Echocardiography can usually distinguish a pseudoaneurysm from a true aneurysm by the appearance of the connection between the aneurysm and ventricular cavity (image 18). Only small ruptures of the ventricular wall are compatible with survival. As a result, pseudoaneurysms have a narrow neck, typically less than 40 percent of the maximal aneurysm diameter, that causes an abrupt interruption in the ventricular wall contour. In contrast, true aneurysms are nearly as wide at the neck as they are at the apex (movie 1 and movie 2).
Cardiovascular computerized tomography and magnetic resonance imaging are an alternative to angiography or echocardiography that may be useful in order to distinguish a pseudoaneurysm from a true aneurysm [24,73]. In a retrospective review of four cases of pseudoaneurysm and 18 cases of true aneurysm, which were pathologically confirmed, marked delayed enhancement of the pericardium was seen in all of the former, but only one of the latter [24]. Other discriminatory characteristics, such as the ratio between the maximal internal width of the orifice to the maximal parallel internal diameter, were also present with cardiac magnetic resonance imaging. (See "Clinical utility of cardiovascular magnetic resonance imaging".)
Treatment — Untreated pseudoaneurysms have a 30 to 45 percent risk of rupture and, with medical therapy, a mortality of almost 50 percent [21,69]. Thus, surgery is the preferred therapeutic option. With current techniques, the perioperative mortality is less than 10 percent; the risk is greater among patients with severe mitral regurgitation requiring concomitant mitral valve replacement [74,75]. Percutaneous transcatheter device closure of left ventricular pseudoaneurysm should be considered as an alternative to conventional surgery in high-risk patients, particularly if concomitant coronary revascularization is not indicated [76].
SOCIETY GUIDELINE LINKS — Links to society and government-sponsored guidelines from selected countries and regions around the world are provided separately. (See "Society guideline links: Non-ST-elevation acute coronary syndromes (non-ST-elevation myocardial infarction)" and "Society guideline links: ST-elevation myocardial infarction (STEMI)".)
SUMMARY AND RECOMMENDATIONS
●Left ventricular aneurysms (LVAs) and pseudoaneurysms are two complications of myocardial infarction that can lead to death or serious morbidity. (See 'Left ventricular aneurysm' above and 'Long-term results of surgical repair' above.)
●Transthoracic echocardiography is a reasonable starting point for diagnosis in patients suspected of having either LVA or pseudoaneurysm.
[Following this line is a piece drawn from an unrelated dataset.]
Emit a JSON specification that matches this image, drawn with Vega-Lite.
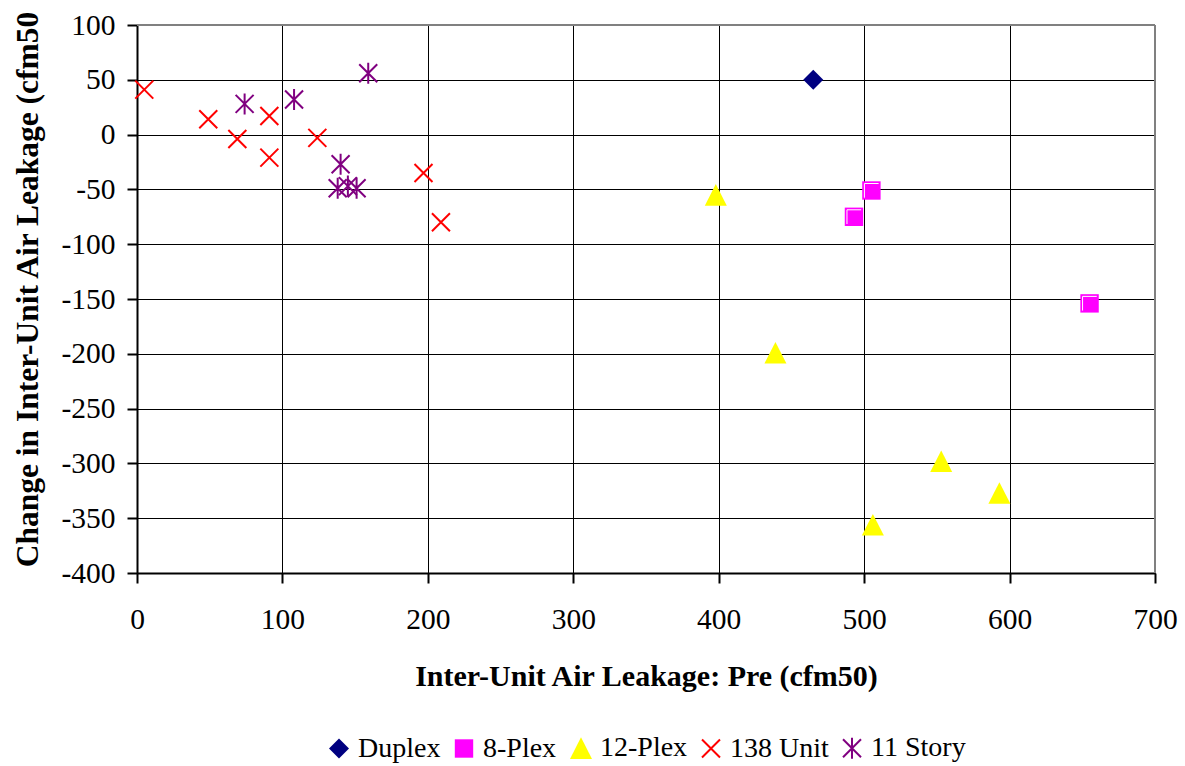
{
  "$schema": "https://vega.github.io/schema/vega-lite/v6.json",
  "autosize": {"type": "none"},
  "padding": {"left": 137, "top": 25, "right": 30, "bottom": 193},
  "width": 1018,
  "height": 548,
  "background": "white",
  "config": {
    "font": "Liberation Serif",
    "view": {"stroke": null},
    "axis": {
      "grid": true,
      "gridColor": "#000000",
      "gridWidth": 1,
      "gridOpacity": 1,
      "domainColor": "#000000",
      "domainWidth": 2,
      "tickColor": "#000000",
      "tickWidth": 2,
      "tickSize": 10,
      "labelFont": "Liberation Serif",
      "labelFontSize": 29.5,
      "labelColor": "#000000",
      "titleFont": "Liberation Serif",
      "titleFontSize": 30,
      "titleFontWeight": "bold",
      "titleColor": "#000000"
    }
  },
  "data": {
    "values": [
      {"series": "Duplex", "pre": 465, "change": 50},
      {"series": "8-Plex", "pre": 505, "change": -51},
      {"series": "8-Plex", "pre": 493, "change": -75},
      {"series": "8-Plex", "pre": 655, "change": -154},
      {"series": "12-Plex", "pre": 398, "change": -55},
      {"series": "12-Plex", "pre": 439, "change": -199},
      {"series": "12-Plex", "pre": 553, "change": -298},
      {"series": "12-Plex", "pre": 593, "change": -327},
      {"series": "12-Plex", "pre": 506, "change": -356},
      {"series": "138 Unit", "pre": 5, "change": 41},
      {"series": "138 Unit", "pre": 49, "change": 14},
      {"series": "138 Unit", "pre": 69, "change": -4},
      {"series": "138 Unit", "pre": 91, "change": 17},
      {"series": "138 Unit", "pre": 91, "change": -21},
      {"series": "138 Unit", "pre": 124, "change": -3},
      {"series": "138 Unit", "pre": 197, "change": -35},
      {"series": "138 Unit", "pre": 209, "change": -80},
      {"series": "11 Story", "pre": 74, "change": 28},
      {"series": "11 Story", "pre": 108, "change": 32},
      {"series": "11 Story", "pre": 159, "change": 56},
      {"series": "11 Story", "pre": 140, "change": -27},
      {"series": "11 Story", "pre": 138, "change": -49},
      {"series": "11 Story", "pre": 145, "change": -47},
      {"series": "11 Story", "pre": 151, "change": -49}
    ]
  },
  "encoding": {
    "x": {
      "field": "pre",
      "type": "quantitative",
      "scale": {"domain": [0, 700], "nice": false, "zero": false},
      "axis": {
        "title": "Inter-Unit Air Leakage: Pre (cfm50)",
        "values": [0, 100, 200, 300, 400, 500, 600, 700],
        "labelBaseline": "alphabetic",
        "labelPadding": 45,
        "labelFlush": false,
        "labelExpr": "datum.value < 0 ? '-' + abs(datum.value) : '' + datum.value",
        "titleFontSize": 30,
        "titleX": 509,
        "titleY": 112,
        "titleBaseline": "alphabetic",
        "titleAnchor": "middle"
      }
    },
    "y": {
      "field": "change",
      "type": "quantitative",
      "scale": {"domain": [-400, 100], "nice": false, "zero": false},
      "axis": {
        "title": "Change in Inter-Unit Air Leakage (cfm50",
        "values": [-400, -350, -300, -250, -200, -150, -100, -50, 0, 50, 100],
        "labelPadding": 12,
        "labelBaseline": "middle",
        "labelFlush": false,
        "labelExpr": "datum.value < 0 ? '-' + abs(datum.value) : '' + datum.value",
        "titleFontSize": 31.5,
        "titleAngle": -90,
        "titleX": -100,
        "titleY": 264,
        "titleBaseline": "alphabetic",
        "titleAlign": "center"
      }
    }
  },
  "layer": [
    {
      "mark": {"type": "rule", "color": "#808080", "strokeWidth": 2},
      "encoding": {"y": {"datum": 100}, "x": null}
    },
    {
      "mark": {"type": "rule", "color": "#808080", "strokeWidth": 2},
      "encoding": {"x": {"datum": 700}, "y": null}
    },
    {
      "mark": {"type": "point", "filled": true, "opacity": 1, "size": 400, "strokeWidth": 2},
      "encoding": {
        "shape": {
          "field": "series",
          "type": "nominal",
          "scale": {
            "domain": ["Duplex", "8-Plex", "12-Plex", "138 Unit", "11 Story"],
            "range": [
              "M0,-1L1,0L0,1L-1,0Z",
              "M-0.92,-0.92L0.92,-0.92L0.92,0.92L-0.92,0.92Z",
              "M0,-1.08L1.1,1.08L-1.1,1.08Z",
              "M-0.9,-0.9L0.9,0.9M-0.9,0.9L0.9,-0.9",
              "M-0.9,-0.9L0.9,0.9M-0.9,0.9L0.9,-0.9M0,-1.05L0,1.05"
            ]
          },
          "legend": {
            "title": null,
            "orient": "none",
            "direction": "horizontal",
            "legendX": 188,
            "legendY": 709,
            "padding": 0,
            "symbolSize": 400,
            "symbolStrokeWidth": 2,
            "symbolOpacity": 1,
            "labelFont": "Liberation Serif",
            "labelFontSize": 28,
            "labelColor": "#000000",
            "labelOffset": 5,
            "columnPadding": 9
          }
        },
        "fill": {
          "field": "series",
          "type": "nominal",
          "scale": {
            "domain": ["Duplex", "8-Plex", "12-Plex", "138 Unit", "11 Story"],
            "range": ["#000080", "#FF00FF", "#FFFF00", "transparent", "transparent"]
          },
          "legend": {
            "title": null,
            "orient": "none",
            "direction": "horizontal",
            "legendX": 188,
            "legendY": 709,
            "padding": 0,
            "symbolSize": 400,
            "symbolStrokeWidth": 2,
            "symbolOpacity": 1,
            "labelFont": "Liberation Serif",
            "labelFontSize": 28,
            "labelColor": "#000000",
            "labelOffset": 5,
            "columnPadding": 9
          }
        },
        "stroke": {
          "field": "series",
          "type": "nominal",
          "scale": {
            "domain": ["Duplex", "8-Plex", "12-Plex", "138 Unit", "11 Story"],
            "range": ["transparent", "transparent", "transparent", "#FF0000", "#800080"]
          },
          "legend": {
            "title": null,
            "orient": "none",
            "direction": "horizontal",
            "legendX": 188,
            "legendY": 709,
            "padding": 0,
            "symbolSize": 400,
            "symbolStrokeWidth": 2,
            "symbolOpacity": 1,
            "labelFont": "Liberation Serif",
            "labelFontSize": 28,
            "labelColor": "#000000",
            "labelOffset": 5,
            "columnPadding": 9
          }
        }
      }
    },
    {
      "transform": [{"filter": "datum.series === '8-Plex'"}],
      "mark": {"type": "point", "filled": false, "opacity": 1, "size": 400, "strokeWidth": 1, "color": "#FFFFFF", "shape": "M-0.7,0.72L-0.7,-0.7L0.72,-0.7"},
      "encoding": {}
    }
  ]
}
Cardiac magnetic resonance imaging or LV angiography may be necessary in patients with suspected LV pseudoaneurysm. (See 'Diagnosis' above and 'Diagnosis' above.)
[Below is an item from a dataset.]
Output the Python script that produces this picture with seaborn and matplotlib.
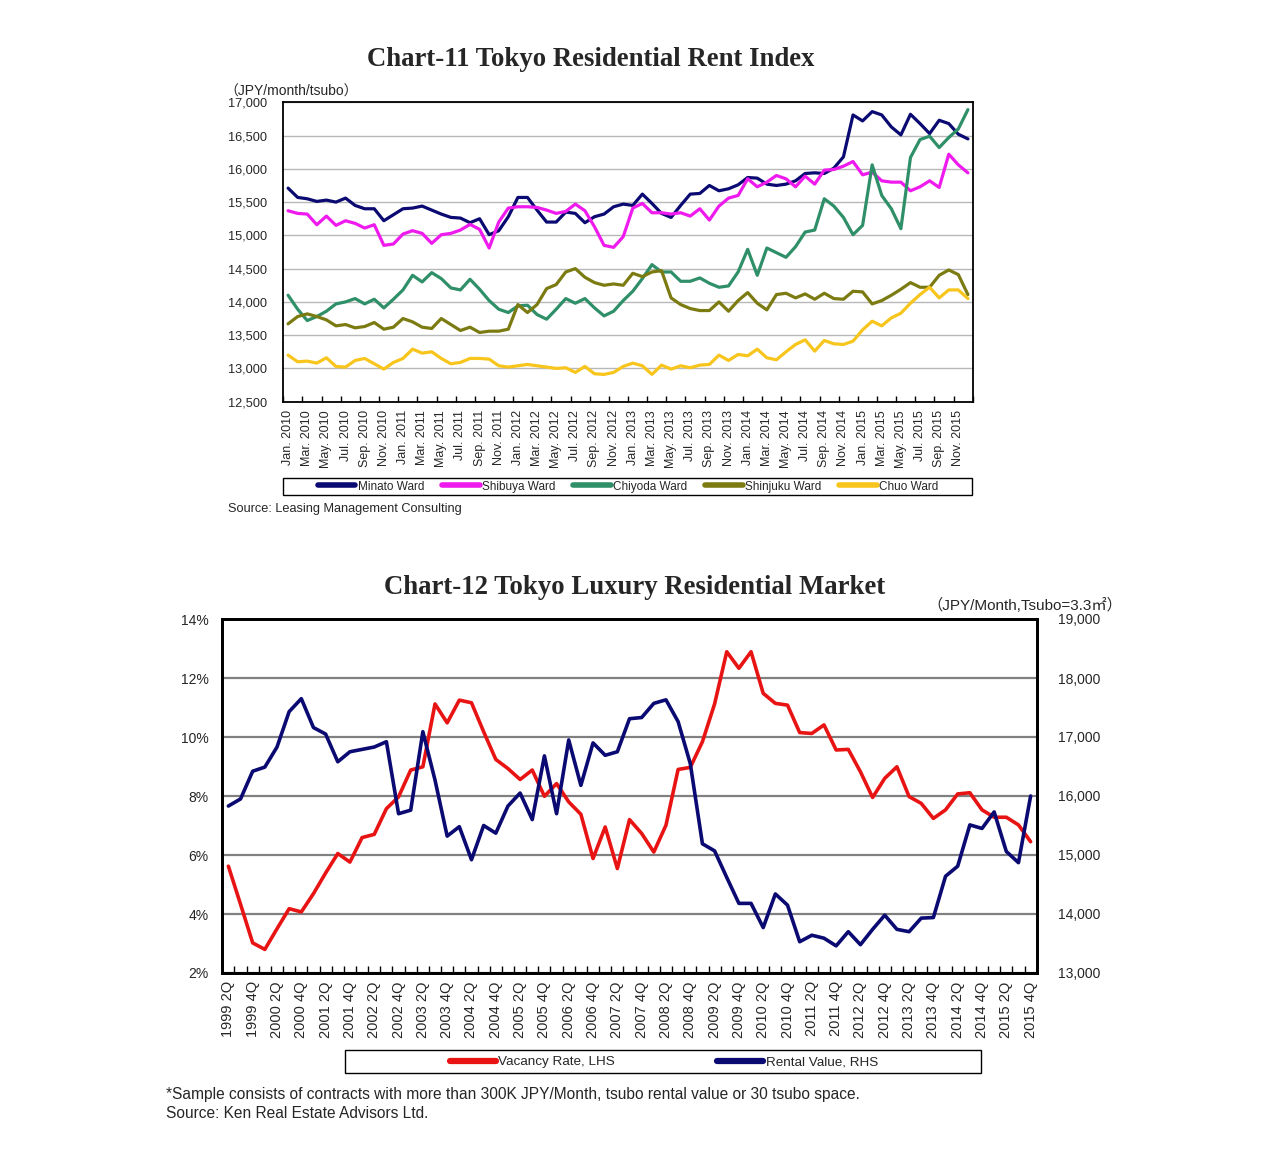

●Small to moderate size asymptomatic aneurysms can be treated medically with an anticipated five-year survival of up to 90 percent. Therapy of LVAs consists of afterload reduction, usually with an angiotensin converting enzyme inhibitor, and anticoagulation if there is significant LV dysfunction or evidence of thrombus within the aneurysm or LV. (See 'Treatment' above.)
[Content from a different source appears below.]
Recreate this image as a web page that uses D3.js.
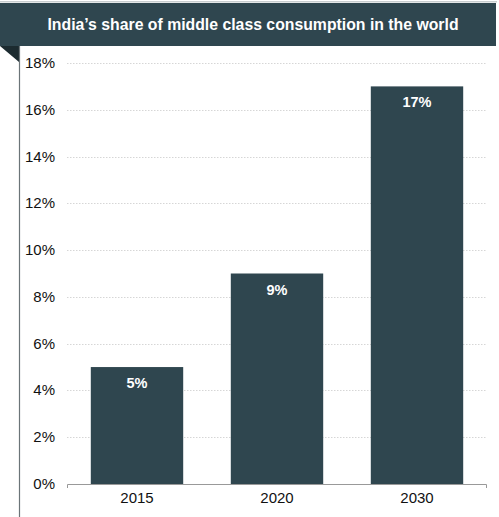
<!DOCTYPE html>
<html>
<head>
<meta charset="utf-8">
<script src="https://cdn.jsdelivr.net/npm/d3@7"></script>
<style>
  body { margin: 0; background: #fff; }
  svg { display: block; font-family: "Liberation Sans", Arial, sans-serif; }
</style>
</head>
<body>
<div id="chart"></div>
<script>
// chart data
const years = ['2015', '2020', '2030'];
const shares = [5, 9, 17];
const yTicks = [0, 2, 4, 6, 8, 10, 12, 14, 16, 18];
const title = 'India\u2019s share of middle class consumption in the world';

const width = 499, height = 517;
const dark = '#2f464f';
const margin = { top: 63, right: 12, bottom: 33, left: 67 };

const svg = d3.select('#chart').append('svg')
  .attr('width', width)
  .attr('height', height);

// header band
svg.append('rect')
  .attr('x', 0).attr('y', 1)
  .attr('width', 497).attr('height', 1.5)
  .attr('fill', '#c8cdcf');
svg.append('rect')
  .attr('x', 0).attr('y', 3)
  .attr('width', 496).attr('height', 43)
  .attr('fill', dark);
svg.append('path')
  .attr('d', 'M0,46 L19,46 L19,62 Z')
  .attr('fill', '#1c2b30');
svg.append('line')
  .attr('x1', 19.5).attr('x2', 19.5)
  .attr('y1', 46).attr('y2', height)
  .attr('stroke', '#6b7478').attr('stroke-width', 1.2);
svg.append('text')
  .attr('x', 253).attr('y', 30)
  .attr('text-anchor', 'middle')
  .attr('fill', '#fff')
  .attr('font-size', 15.8)
  .attr('font-weight', 'bold')
  .text(title);

const x = d3.scaleBand()
  .domain(years)
  .range([margin.left, width - margin.right])
  .paddingInner(0.34)
  .paddingOuter(0.17);

const y = d3.scaleLinear()
  .domain([0, 18])
  .range([height - margin.bottom, margin.top]);

// grid lines
svg.append('g')
  .selectAll('line')
  .data(yTicks.filter(d => d > 0))
  .join('line')
  .attr('x1', margin.left).attr('x2', width - margin.right)
  .attr('y1', d => Math.round(y(d)) + 0.5)
  .attr('y2', d => Math.round(y(d)) + 0.5)
  .attr('stroke', '#d6d6d6')
  .attr('stroke-dasharray', '1.5,1.5');

// y labels
svg.append('g')
  .selectAll('text')
  .data(yTicks)
  .join('text')
  .attr('x', 55)
  .attr('y', d => y(d) + 5)
  .attr('text-anchor', 'end')
  .attr('font-size', 15)
  .attr('fill', '#111')
  .text(d => d + '%');

// bars
svg.append('g')
  .selectAll('rect')
  .data(shares)
  .join('rect')
  .attr('x', (d, i) => x(years[i]))
  .attr('y', d => y(d))
  .attr('width', x.bandwidth())
  .attr('height', d => y(0) - y(d))
  .attr('fill', dark);

// bar labels
svg.append('g')
  .selectAll('text')
  .data(shares)
  .join('text')
  .attr('x', (d, i) => x(years[i]) + x.bandwidth() / 2)
  .attr('y', d => y(d) + 21)
  .attr('text-anchor', 'middle')
  .attr('fill', '#fff')
  .attr('font-size', 14.5)
  .attr('font-weight', 'bold')
  .text(d => d + '%');

// x axis
const axis = svg.append('g')
  .attr('transform', `translate(0,${y(0)})`)
  .call(d3.axisBottom(x).tickSize(0).tickPadding(8));
axis.select('.domain')
  .attr('stroke', '#999')
  .attr('d', `M${margin.left + 0.5},4V0.5H${width - margin.right - 0.5}V4`);
axis.selectAll('text')
  .attr('font-size', 15)
  .attr('font-family', '"Liberation Sans", Arial, sans-serif')
  .attr('fill', '#111');
</script>
</body>
</html>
●Aneurysmectomy accompanied by coronary artery bypass graft surgery should be considered in patients with an LVA who have intractable ventricular arrhythmias and/or heart failure unresponsive to medical and catheter-based therapy. (See 'Surgical considerations' above.)
●LV pseudoaneurysms have a 30 to 45 percent risk of rupture and, with medical therapy, a mortality of almost 50 percent. Surgery is the preferred therapeutic option. (See 'Treatment' above.)